General Organizational Observations
As CAA addresses current issues and needs of the field, and takes a leadership role in identifying future ones, our own organizational strengths and challenges will have an impact on our efficiency. Our planning therefore began with an assessment of these in the fall of 2003. Our plan considers all of them.Strengths:
- CAA is made stronger by its very diverse membership. We are diverse in professional interests and specializations, age and stage in career, and type of employer (although this is a more narrow range, i.e., predominantly higher education and museums), with concomitant professional needs.
- Our endowment and finances have been well managed. CAA has weathered several recent years of economic stress better than many comparable organizations.
- Our revenues are drawn from varied sources, providing stability.
- CAA has strong relationships with and is well respected by many decision-makers in the foundation world.
- The Art Bulletin and Art Journal are recognized worldwide as extremely important, influential art journals—their influence and readership extend far beyond academia, into museums and the general art public. With the publication of caa.reviews during the last strategic plan, CAA became one of the first scholarly societies in the humanities to launch an online scholarly journal.
- The participation of studio artists in the Annual Conference as attendees, presenters in sessions, and participants in exhibitions continues to grow, making the conference an important venue for creativity and scholarship across disciplines and fields.

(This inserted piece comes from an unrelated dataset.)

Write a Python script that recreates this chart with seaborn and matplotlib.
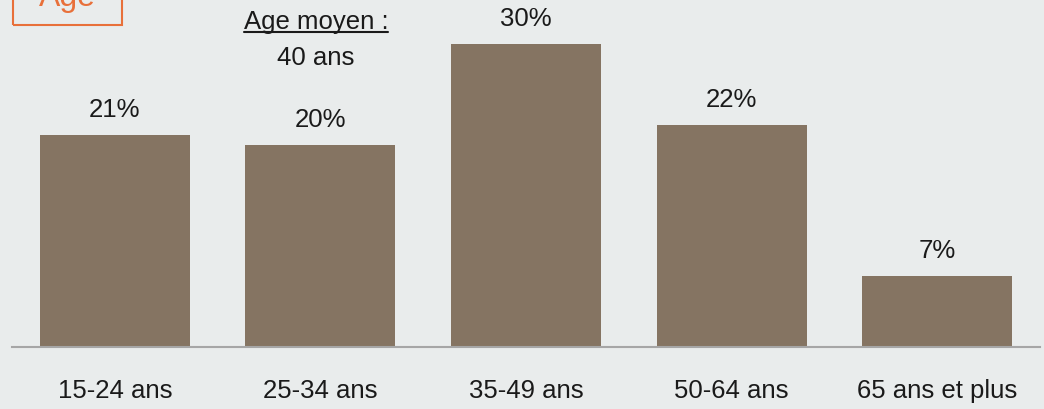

- Through its fellowship program, CAA helps to diversify the community of artists and art historians.
- CAA’s career-development services have little or no competition from our affiliates or ACLS area-studies associations.
- CAA’s mentoring services enable graduate students, emerging professionals, and mid-career scholars and artists to conduct themselves more effectively both in the job market and the workplace.
- CAA is an active and effective advocate for the arts and humanities. We focus our efforts well, on issues of freedom of expression, federal funding, and intellectual-property law, among others.
- CAA's network of more than 50 affiliated societies is a resource that we have only begun to tap.
- We must determine if we will increase membership by increasing the number of members in fields in which we already have strength, or by reaching out to fields and areas where our membership is small.
- CAA’s main sources of revenue—dues, conference registrations, advertising, booth and interview-table rentals, contributions, and the endowment—have all been affected by the recent economic downturn. Slow or negative growth in endowments is reducing the funds available to colleges and universities, museums, foundations, and CAA itself. Foundations are choosing to support fewer organizations, fewer new initiatives, and, in some cases, fewer arts and humanities projects.
- Many art journals have ceased or reduced publication and many scholarly and commercial presses have canceled or reduced their art and art-history publishing programs. This weakens the fields; the more outlets for publication of scholarship and the more funding for fellowships and grants the better.
- Artist members continue to be underserved in some areas of CAA’s programming and services.
- Communications throughout the organization need improvement: among the membership and the Board and staff, within the Board, between Board and staff, and peer to peer within the membership. Our website, newsletter, conference activities, workshops, and other communication devices need greater attention, more resources, and better coordination.
- As the organization has grown in scale, scope, and ambition, our governance structures have not been updated adequately. Among areas that need revision are the composition and structure of the Board, method of nominating and electing directors, ongoing development for Board members, means to develop future lay leadership, and the role, formation, composition, and number of committees.
- Field data collection and analysis are an urgent need and present an important opportunity for us to take a leadership position. We have not yet fully developed a research program.
- If advocacy is an important CAA initiative, then we must have a means of responding quickly in developing situations.
- Academic and museum salaries in the arts and humanities have declined in real dollars over two decades, professional perquisites (e.g., reimbursement for association dues and conference fees and travel) have decreased, and demands on professional time (e.g., research, writing, and publication expectations) have increased.
- We must determine if we are a U.S. organization that welcomes membership from around the world, or an international organization, and plan accordingly in both our membership-growth initiatives and our programs.
- CAA is perceived to have a bias toward the Northeast U.S.
- CAA allocates resources to both members and the general fields and public, but we do not have a clear policy about our focus.
- CAA has an ongoing mandate to maintain a high level of discourse at our conferences and in all CAA-sponsored programs.
- Conferences held in the largest cities (New York, Chicago, and Los Angeles) are much better-attended than those held in other cities (Toronto, San Antonio, Seattle).
- As CAA has grown, so has the number of special-interest affiliates, many of which also convene scholarly and professional meetings, which offer competition to our more general Annual Conference.
- CAA’s small professional staff does not currently have the capacity to expand programs and services.